FUJI & CO.(Piezo Science)
The window placed over the elements of a detector has several functions. It provides a way for the detector elements to view the outside world while providing a barrier that can be hermetically sealed. Hermetic sealing in very important because the element impedance is so very high that it would probably fail to function with the introduction of any humidity. The window material must be something that will transmit the wavelengths of interest to the sensor designer. For the infrared bands this material is commonly silicon. Other materials such as germanium have been used but are more expensive.

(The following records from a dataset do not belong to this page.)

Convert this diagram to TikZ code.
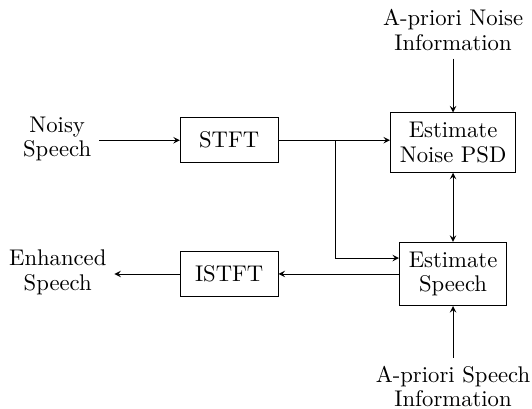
\documentclass[tikz,border=0pt,11pt]{standalone}
\usepackage{tikz}

\begin{document}
\begin{tikzpicture}[>=stealth, font=\fontsize{10.95}{12}\selectfont]
    \tikzstyle{block} = [draw, minimum width=1.66cm, minimum height=0.76cm, inner sep=4.5pt, align=center]
    \tikzstyle{label} = [align=center]
    \tikzstyle{arrow} = [->]

    \useasboundingbox (0,0) rectangle (9.03,-6.94);

    % Inputs and outputs
    \node[label] (noisy) at (0.97,-2.36) {Noisy\\Speech};
    \node[label] (enh) at (0.98,-4.62) {Enhanced\\Speech};
    \node[label] (nprior) at (7.69,-0.51) {A-priori Noise\\Information};
    \node[label] (sprior) at (7.69,-6.56) {A-priori Speech\\Information};

    % Blocks
    \node[block] (stft) at (3.89,-2.38) {STFT};
    \node[block] (istft) at (3.89,-4.65) {ISTFT};
    \node[block] (npsd) at (7.69,-2.42) {Estimate\\Noise PSD};
    \node[block] (spch) at (7.69,-4.65) {Estimate\\Speech};

    \coordinate (split) at (5.69,-2.38);

    % Arrows
    \draw[arrow] (noisy.east |- stft) -- (stft);
    \draw[arrow] (stft.east) -- (stft.east -| npsd.west);
    \draw[arrow] (split) |- ([yshift=0.27cm]spch.west);
    \draw[arrow] (nprior) -- (npsd);
    \draw[<->] (npsd) -- (spch);
    \draw[arrow] (sprior) -- (spch);
    \draw[arrow] (spch.west |- istft) -- (istft);
    \draw[arrow] (istft) -- (enh.east |- istft);
\end{tikzpicture}
\end{document}
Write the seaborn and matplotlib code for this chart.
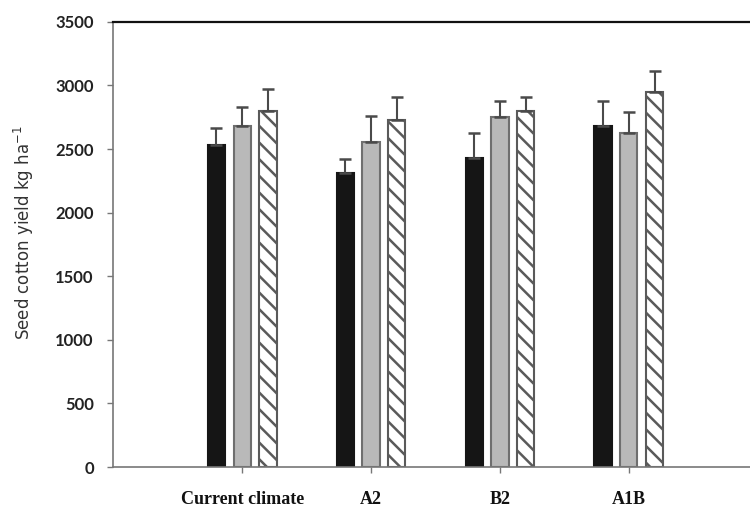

The window is also used to deposit a wave filter which can reject wavelengths that are not wanted and pass those which are. The filter is constructed of multiple layers of metallic compounds each layer being a fraction of the wavelength it is designed to deal with. they are created by multiple, 50 or more, evaporations in a vacuum chamber.
The Optics of Windows
The window on the detector has optical properties associated with the laws of refraction. The figure shows the effect of refraction on the incoming rays and how they are deflected from their straight lines by the refractive index of the window. Because the refractive index of silicon, or germanium, is very high (3.5 and 4.0) the bending through the window is extreme. The window is also relatively thick so its effect is to move the focal plane of the optical system. This must be allowed for in the design. It also improves the angle of view of the detector by deflecting rays sharply upward to the rim of the case. Both of these factors can be calculated using Snell's Law.
N1 sin I1 = N2 sin I2
Another kind of window used in sensor using reflective optics is the protective one used to keep drafts and dust out. Polyethylene is the only inexpensive material that will transmit far infrared effectively. Even so it has losses and the thicker the material the higher the loss. Losses in this component is a loss of optical efficiency and spoils the signal-to-noise ratio. The thinner the better from a loss standpoint but thicker is more robust.